═════ Data excerpt ═════

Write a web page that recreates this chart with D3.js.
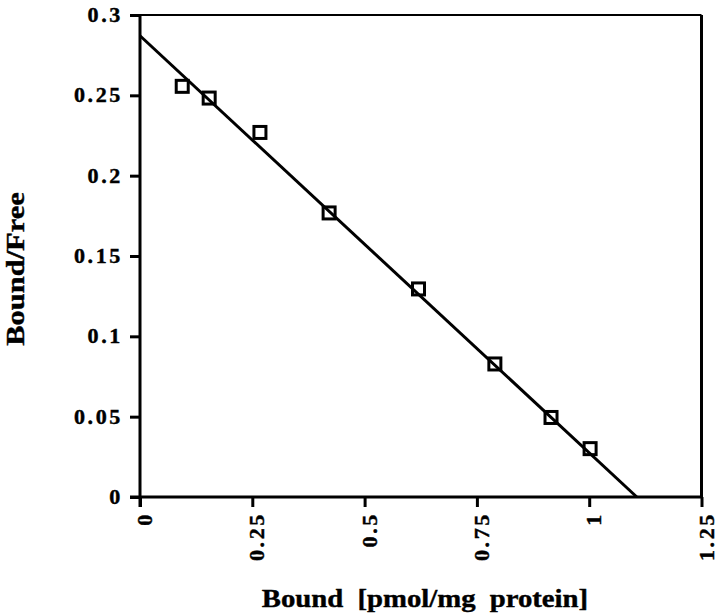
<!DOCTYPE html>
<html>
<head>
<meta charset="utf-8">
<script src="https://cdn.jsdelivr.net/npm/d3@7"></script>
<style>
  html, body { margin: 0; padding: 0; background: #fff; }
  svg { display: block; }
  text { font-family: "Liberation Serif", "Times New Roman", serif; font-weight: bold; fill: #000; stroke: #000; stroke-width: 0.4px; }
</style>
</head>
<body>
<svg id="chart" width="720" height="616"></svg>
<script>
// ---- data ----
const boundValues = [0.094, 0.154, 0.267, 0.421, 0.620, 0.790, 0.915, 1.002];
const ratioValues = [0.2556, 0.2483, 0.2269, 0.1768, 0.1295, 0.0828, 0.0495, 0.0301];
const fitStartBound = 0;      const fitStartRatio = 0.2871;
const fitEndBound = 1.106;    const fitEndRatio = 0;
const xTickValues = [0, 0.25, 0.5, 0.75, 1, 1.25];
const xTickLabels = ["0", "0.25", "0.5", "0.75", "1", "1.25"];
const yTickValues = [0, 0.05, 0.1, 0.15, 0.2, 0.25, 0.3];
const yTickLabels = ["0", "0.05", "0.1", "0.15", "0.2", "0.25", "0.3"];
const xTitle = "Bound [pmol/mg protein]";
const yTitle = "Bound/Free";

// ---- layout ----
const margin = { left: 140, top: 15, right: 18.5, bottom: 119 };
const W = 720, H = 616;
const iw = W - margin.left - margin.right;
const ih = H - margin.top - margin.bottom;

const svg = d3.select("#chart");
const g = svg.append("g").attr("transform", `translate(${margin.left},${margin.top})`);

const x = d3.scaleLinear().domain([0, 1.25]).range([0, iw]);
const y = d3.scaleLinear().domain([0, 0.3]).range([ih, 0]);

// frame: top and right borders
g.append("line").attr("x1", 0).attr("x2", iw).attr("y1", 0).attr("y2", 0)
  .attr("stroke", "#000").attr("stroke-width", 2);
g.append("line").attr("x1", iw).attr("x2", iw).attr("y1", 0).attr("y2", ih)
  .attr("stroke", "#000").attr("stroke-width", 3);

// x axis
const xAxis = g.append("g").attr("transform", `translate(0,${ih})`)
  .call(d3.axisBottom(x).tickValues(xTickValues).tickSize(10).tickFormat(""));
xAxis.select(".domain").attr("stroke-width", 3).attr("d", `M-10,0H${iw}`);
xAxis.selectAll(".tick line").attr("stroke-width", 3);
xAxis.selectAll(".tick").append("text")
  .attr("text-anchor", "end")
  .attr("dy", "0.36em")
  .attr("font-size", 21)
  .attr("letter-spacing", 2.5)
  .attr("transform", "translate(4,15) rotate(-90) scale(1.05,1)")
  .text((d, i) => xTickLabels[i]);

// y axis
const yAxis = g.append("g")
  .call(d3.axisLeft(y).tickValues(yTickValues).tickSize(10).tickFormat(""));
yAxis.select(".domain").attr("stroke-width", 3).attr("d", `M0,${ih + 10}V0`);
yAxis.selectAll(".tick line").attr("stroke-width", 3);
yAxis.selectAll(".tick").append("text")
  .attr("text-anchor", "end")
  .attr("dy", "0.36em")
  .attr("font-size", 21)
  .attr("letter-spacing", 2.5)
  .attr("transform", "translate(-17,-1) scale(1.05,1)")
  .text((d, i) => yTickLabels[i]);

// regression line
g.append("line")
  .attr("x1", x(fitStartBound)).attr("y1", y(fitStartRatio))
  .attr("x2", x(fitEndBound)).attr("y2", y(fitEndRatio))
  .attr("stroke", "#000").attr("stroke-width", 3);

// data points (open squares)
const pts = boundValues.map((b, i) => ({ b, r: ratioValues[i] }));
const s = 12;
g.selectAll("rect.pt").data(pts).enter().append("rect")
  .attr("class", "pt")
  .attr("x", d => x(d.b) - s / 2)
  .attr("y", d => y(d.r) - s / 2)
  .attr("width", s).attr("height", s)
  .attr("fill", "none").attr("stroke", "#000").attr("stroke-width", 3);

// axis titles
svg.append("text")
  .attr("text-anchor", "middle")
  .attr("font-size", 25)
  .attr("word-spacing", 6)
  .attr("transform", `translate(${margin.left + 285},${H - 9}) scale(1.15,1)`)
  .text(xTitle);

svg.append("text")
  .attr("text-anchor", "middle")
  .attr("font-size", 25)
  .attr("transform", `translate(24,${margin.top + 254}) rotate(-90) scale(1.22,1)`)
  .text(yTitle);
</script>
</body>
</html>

═════

Omit the pictures, then repeat exactly each line from the beginning of the listing through the line with "const ih = H - margin.top - margin.bottom;".

Write a web page that recreates this chart with D3.js.
<!DOCTYPE html>
<html>
<head>
<meta charset="utf-8">
<script src="https://cdn.jsdelivr.net/npm/d3@7"></script>
<style>
  html, body { margin: 0; padding: 0; background: #fff; }
  svg { display: block; }
  text { font-family: "Liberation Serif", "Times New Roman", serif; font-weight: bold; fill: #000; stroke: #000; stroke-width: 0.4px; }
</style>
</head>
<body>
<svg id="chart" width="720" height="616"></svg>
<script>
// ---- data ----
const boundValues = [0.094, 0.154, 0.267, 0.421, 0.620, 0.790, 0.915, 1.002];
const ratioValues = [0.2556, 0.2483, 0.2269, 0.1768, 0.1295, 0.0828, 0.0495, 0.0301];
const fitStartBound = 0;      const fitStartRatio = 0.2871;
const fitEndBound = 1.106;    const fitEndRatio = 0;
const xTickValues = [0, 0.25, 0.5, 0.75, 1, 1.25];
const xTickLabels = ["0", "0.25", "0.5", "0.75", "1", "1.25"];
const yTickValues = [0, 0.05, 0.1, 0.15, 0.2, 0.25, 0.3];
const yTickLabels = ["0", "0.05", "0.1", "0.15", "0.2", "0.25", "0.3"];
const xTitle = "Bound [pmol/mg protein]";
const yTitle = "Bound/Free";

// ---- layout ----
const margin = { left: 140, top: 15, right: 18.5, bottom: 119 };
const W = 720, H = 616;
const iw = W - margin.left - margin.right;
const ih = H - margin.top - margin.bottom;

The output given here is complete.